I couldn't be more clear, I said end all subsidies...ALL renewable and fossil fuel and nuclear and make fossil fuel and nuclear pay for all the costs they incur. The renewable industry is for it, I'm for it, the only people against it are the fossil fuel industry and apparently you! First you're supporting nationalizing power plants, now you're supporting government handouts. Who's the conservative here again?


ok fine let's end all subsidies. and if you cherish the conservative title so dearly you can take it too.

reality is different though... the carbon scam is deeply entrenched; subsidies are given to renewables.... so what is so bad to keep a few coal plants open.

reality. the key word.
 
ok fine let's end all subsidies. and if you cherish the conservative title so dearly you can take it too.

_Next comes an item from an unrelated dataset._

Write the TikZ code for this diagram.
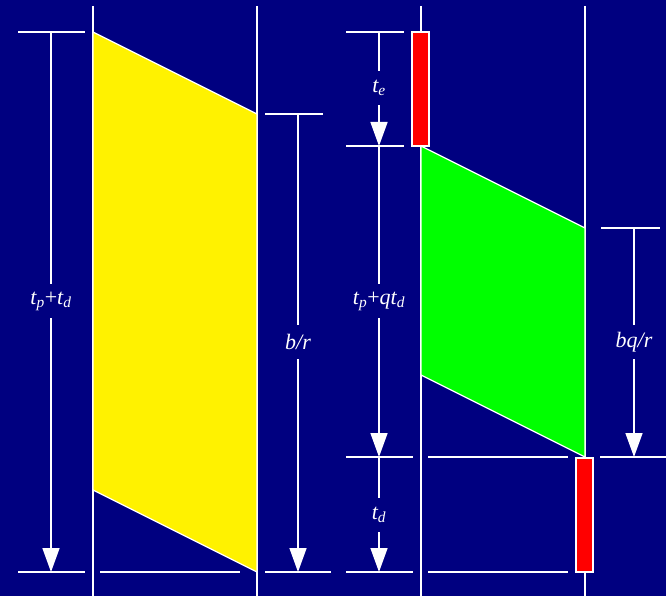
\documentclass[tikz,border=0pt]{standalone}
\usepackage{fontspec}
\setmainfont{Liberation Serif}
\usetikzlibrary{arrows.meta}
\definecolor{bg}{RGB}{0,0,128}
\newcommand{\sbs}[1]{\textsubscript{#1}}
\tikzset{
  ln/.style={white, line width=1.5pt},
  dimarrow/.style={ln, -{Triangle[width=17pt,length=24pt]}},
  lab/.style={text=white, font=\fontsize{22}{24}\selectfont\itshape, inner sep=0pt, minimum height=34pt},
  blk/.style={draw=white, line width=1.2pt}
}
\begin{document}
\begin{tikzpicture}[x=1pt,y=-1pt]
\fill[bg] (0,0) rectangle (666,596);
\useasboundingbox (0,0) rectangle (666,596);
% vertical time lines
\coordinate (La) at (93,6);  \coordinate (Lab) at (93,596);
\coordinate (Lb) at (257,6); \coordinate (Lbb) at (257,596);
\coordinate (Ra) at (421,6); \coordinate (Rab) at (421,596);
\coordinate (Rb) at (585,6); \coordinate (Rbb) at (585,596);
\draw[ln] (La) -- (Lab);
\draw[ln] (Lb) -- (Lbb);
\draw[ln] (Ra) -- (Rab);
\draw[ln] (Rb) -- (Rbb);
% shapes
\filldraw[fill=yellow, blk] (93,32) -- (257,114) -- (257,572) -- (93,490) -- cycle;
\filldraw[fill=green, blk] (421,146) -- (585,228) -- (585,457) -- (421,375) -- cycle;
\filldraw[fill=red, blk] (412,32) rectangle (429,146);
\filldraw[fill=red, blk] (576,458) rectangle (593,572);
% ticks left diagram
\draw[ln] (18,32) -- (85,32);
\draw[ln] (18,572) -- (85,572);
\draw[ln] (100,572) -- (240,572);
\draw[ln] (265,114) -- (323,114);
\draw[ln] (265,572) -- (331,572);
% ticks right diagram
\draw[ln] (346,32) -- (404,32);
\draw[ln] (346,146) -- (404,146);
\draw[ln] (346,457) -- (413,457);
\draw[ln] (346,572) -- (413,572);
\draw[ln] (428,457) -- (568,457);
\draw[ln] (428,572) -- (568,572);
\draw[ln] (601,228) -- (660,228);
\draw[ln] (600,457) -- (666,457);
% dimension: left diagram
\coordinate (d1t) at (51,32); \coordinate (d1b) at (51,572);
\node[lab] (l1) at (51,301) {t\sbs{p}{\upshape+}t\sbs{d}};
\draw[ln] (d1t) -- (l1.north);
\draw[dimarrow] (l1.south) -- (d1b);
\coordinate (d2t) at (298,114); \coordinate (d2b) at (298,572);
\node[lab] (l2) at (298,342) {b/r};
\draw[ln] (d2t) -- (l2.north);
\draw[dimarrow] (l2.south) -- (d2b);
% dimension: right diagram
\coordinate (d3a) at (379,32); \coordinate (d3b) at (379,146);
\coordinate (d3c) at (379,457); \coordinate (d3d) at (379,572);
\node[lab] (l3) at (379,88) {t\sbs{e}};
\node[lab] (l4) at (379,301) {t\sbs{p}{\upshape+}qt\sbs{d}};
\node[lab] (l5) at (379,515) {t\sbs{d}};
\draw[ln] (d3a) -- (l3.north);
\draw[dimarrow] (l3.south) -- (d3b);
\draw[ln] (d3b) -- (l4.north);
\draw[dimarrow] (l4.south) -- (d3c);
\draw[ln] (d3c) -- (l5.north);
\draw[dimarrow] (l5.south) -- (d3d);
\coordinate (d4t) at (634,228); \coordinate (d4b) at (634,457);
\node[lab] (l6) at (634,342) {bq/r};
\draw[ln] (d4t) -- (l6.north);
\draw[dimarrow] (l6.south) -- (d4b);
\end{tikzpicture}
\end{document}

reality is different though... the carbon scam is deeply entrenched; subsidies are given to renewables.... so what is so bad to keep a few coal plants open.

reality. the key word.
Listen, I'm sure you have some expertise in something. But it's clearly not this. Look around, it's grownups having a grownup conversation on a subject that's obviously way over your head to which you're not only not adding value but destroying it. If you're interested in learning about it rather than parroting simplistic talking points that you heard in your echo chamber, I'm sure we're all happy to help you learn. Otherwise run along back to wherever you came from and let those of us who know what we're talking about continue our conversation.
 
In the 70's, 80's, and 90's Commonwealth Edison and the Illinois Commerce Commission caught holy hell for building 12 reactors. But it worked out. Now the state would rather subsidize the nukes (which is very modest on a per customer basis) than consider the alternatives. You certainly couldn't find the space in Illinois for the renewables and the storage to replace those megawatts. Not much fracking going on in Illinois.

As an aside, it was sheer terror to work the real time desk and have LaSalle Nuclear Unit 1 trip at 1250 MW. Holy fucking shit. Completely different animal than losing a 250 MW coal boiler at Kincaid.
Out of curiosity how did you deal with something like that in the days before DR? Presumably you didn't have that much on reserve, did it take long enough to spin down you could call up what I presume was a good portion of the gas capacity or did we just have more brownouts back then?